Yellowstone’s importance goes beyond its boundaries—it is the largest remaining, intact ecosystem in the temperate latitudes of the planet, a place valued around the world for its “wildness”.  To what extent has the present Yellowstone ecosystem been shaped by a legacy of past environmental change?  Pollen and charcoal records from Yellowstone’s lakes reveal the evolution of the ecosystem from the last ice age to the present day as well as the dynamic linkages that connect changes in climate, vegetation and fire regimes over thousands of years. This information provides a framework for understanding current ecosystem dynamics and offers an historical baseline for evaluating the consequences of future climate change in the region. 

Dr. Cathy Whitlock

Dr. Cathy Whitlock is a Regents Professor Emerita in Earth Sciences at Montana State University and a Fellow of the Montana Institute on Ecosystems.  Cathy is nationally and internationally recognized for her research and leadership activities in the field of climate and environmental change.
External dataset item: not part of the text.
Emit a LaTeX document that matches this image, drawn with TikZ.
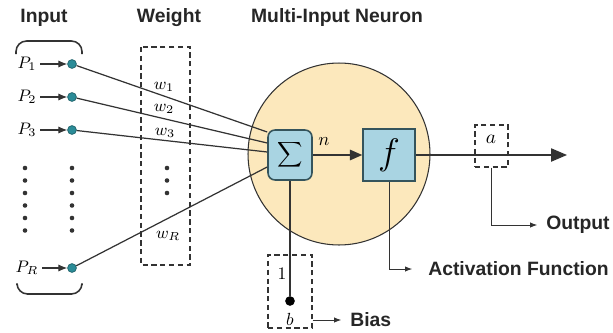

Since the 1980s, she has been studying Yellowstone’s environmental history by collecting sediment cores from lakes that provide information about past vegetation, fire, and climate.  This research continues to the present day in Yellowstone and in comparable places around the world.  During the course of her career, Cathy has trained dozens of undergraduate and graduate students to join her in the field of paleoecology.  She is also an author of the Greater Yellowstone Climate Assessment (2021) and Montana Climate Assessment (2017), which describe the impacts of past and future climate change in the region.  Cathy has received numerous awards and honors from professional societies and organizations, and in 2018, she became the first person from a Montana university to be elected to the National Academy of Sciences.